He carried the hopes of God.

He carried the hopes of God.

Bishop Stephen writes

This is how he had come to see it –. That God had spent everything to try and create community with his beloved; with us; – through covenants, through prophets – everything except himself. And now, when all was exhausted except for the love from which this world was made there was only one way left: to communicate love in the only language that human beings really understand, the language of human life. And it was in his life and in his death that this new covenant would be spoken.

And now it was no longer about what he said. Nor could it simply be the signs and wonder he performed. Now it was just about what he did:

God was, at last, making good his promise to Abraham. A lamb for the slaughter was being provided. All he had to do now was be that slaughtered lamb whose shed blood saves. And as his forebears had painted the blood of the Passover lamb on the lintels of their doors to ward off approaching death, so his blood poured out on the lintel of this wood –this door between life and death – would save.

This last sacrifice would really be the end of all of that. But now, carrying himself into the inner sanctum, he saw it clearly: it would no longer be necessary for priests to go into the temple year by year to plead to God on humanity’s behalf. There would be no more barriers protecting God’s presence and keeping us out. No more systems deciding who has favour with God and who does not. This blood will be shed for all. It will be the end of it.

He carries to the cross every person and every person’s death. For now, every person’s death will be the only entrance qualification required.

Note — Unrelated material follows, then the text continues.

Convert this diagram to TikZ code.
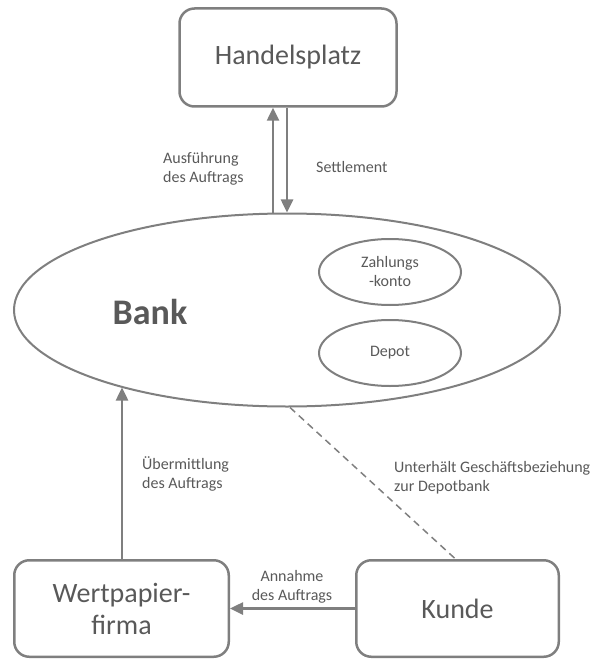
\documentclass[tikz,border=0pt]{standalone}
\usepackage{fontspec}
\setmainfont{Carlito}
\usetikzlibrary{positioning, arrows.meta, shapes.geometric, calc}
\definecolor{linegray}{HTML}{7F7F7F}
\definecolor{textgray}{HTML}{595959}

\begin{document}
\begin{tikzpicture}[x=1pt, y=-1pt,
    box/.style={draw=linegray, line width=2.5pt, rounded corners=15pt, text=textgray, font=\fontsize{28}{32}\selectfont, align=center, inner sep=0pt},
    oval/.style={draw=linegray, ellipse, line width=2pt, text=textgray, inner sep=0pt, font=\fontsize{16}{19}\selectfont, align=center},
    lbl/.style={text=textgray, font=\fontsize{16}{19}\selectfont, align=left, inner sep=0pt},
    arr/.style={draw=linegray, line width=2.5pt, -{Triangle[length=13pt, width=12pt]}}]
    \useasboundingbox (0,0) rectangle (595,660);
    \node[box, minimum width=217pt, minimum height=98pt] (hp) at (288,57.5) {Handelsplatz};
    \node[oval, minimum width=546pt, minimum height=193pt] (bank) at (287,310) {};
    \node[text=textgray, font=\bfseries\fontsize{36}{40}\selectfont] (banktxt) at (150,312) {Bank};
    \node[oval, minimum width=142pt, minimum height=66pt] (zk) at (390,272) {Zahlungs\\-konto};
    \node[oval, minimum width=142pt, minimum height=66pt] (dp) at (390,353) {Depot};
    \node[box, minimum width=214.5pt, minimum height=96.5pt] (wp) at (121.5,608.5) {Wertpapier-\\firma};
    \node[box, minimum width=202.5pt, minimum height=96.5pt] (kd) at (457.5,608.5) {Kunde};
    % labels
    \node[lbl, anchor=west] (ausf) at (163,168.5) {Ausführung\\des Auftrags};
    \node[lbl, anchor=west] (settle) at (316,167) {Settlement};
    \node[lbl, anchor=west] (uebm) at (142,473.5) {Übermittlung\\des Auftrags};
    \node[lbl, anchor=west] (unterh) at (394,477.5) {Unterhält Geschäftsbeziehung\\zur Depotbank};
    \node[lbl, align=center] (annahme) at (292,587) {Annahme\\des Auftrags};
    % connectors
    \draw[arr] ([xshift=-14pt]bank.north) -- ([xshift=-15pt]hp.south);
    \draw[arr] ([xshift=-1pt]hp.south) -- (bank.north);
    \draw[arr] ([xshift=0.5pt]wp.north) -- ([xshift=0.5pt]wp.north |- bank.205);
    \draw[arr] (kd.west) -- (wp.east);
    \draw[draw=linegray, line width=1.5pt, dash pattern=on 7pt off 5pt] ([xshift=3pt]bank.south) -- ([xshift=-2pt]kd.north);
\end{tikzpicture}
\end{document}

There won’t be any other rules. There will be only him: nailed down and lifted up and shining a light through the darkness of death to a banquet where the least and the lost are ushered to the finest seats. And with this, he carried all the wild and lovely hopes of God. He carried the possibility of a new temple, a new covenant and a new relationship. And beyond death, and beyond the rest that is beyond death, he saw a new creation, a new heaven and a new earth. It was as if he were carrying a great table into the banqueting room itself. And now placing chairs around the table. Chair after chair, place after place. A vast multitude of places and everyone knew. There was no anonymity here. Each was separate – a set place for everyone – and each was connected; round and round the table they would sit, each honoured, each reaching out to serve. Can you conceive it? Every person carried, and every person’s death? His heart would break from it. Our minds will reel from it. Our common sense will deny it, but while there is a scrap of possibility that I might find a bit more love in my own feeble heart then surely his heart, fashioned by the heart of God, still beating, can accommodate.

And he carried a new commandment, a new commandment that could be seen in that reciprocity of love that grew around the table – we should love one another with the same love that we see in him. We should expand the dimensions of our hearts. We should let them be filled.

For in him all the fullness of God was pleased to dwell…

For he had also planted a table on earth: one that will abide until through the portal of death we take our place at that other table in the new creation. A table where feet are washed and where hearts are fed. A place of receiving; a place to learn from. Yes, Peter had been there. And so had Judas. They had received the bread. Their feet had been washed. Their hearts would be expanded.

Love one another as I have loved you…

Love your enemies as yourself…

Pray for those who persecute you…

If they are thirsty give them something to drink…

If someone asks for your coat give your cloak as well…

If they force you to walk one mile, walk a second mile as well…

This was what he was walking now: the second mile of love. He was oppressed, and he was afflicted, yet he did not open his mouth.

Like a lamb led to the slaughter…

Like a sheep that before its shearers is silent, he did not open his mouth …

He carried the determination that this new commandment should be lived out, demonstrated, here in his dying, no matter how difficult. This was the moment of disclosure, where the risky enterprise of tenacious love would stand or fall. All God’s hopes and all God’s purposes were poured into these hours of passion. This was the place where hate would spend itself. There was no fallback position; no Plan B. So, he forgave those whose dismal duty it was to bang home the nails; and he looked with mercy upon those who spat and scoffed and struck out. Not because it was a duty laid upon him, but because he carried in his heart the ways of love. There was no other way.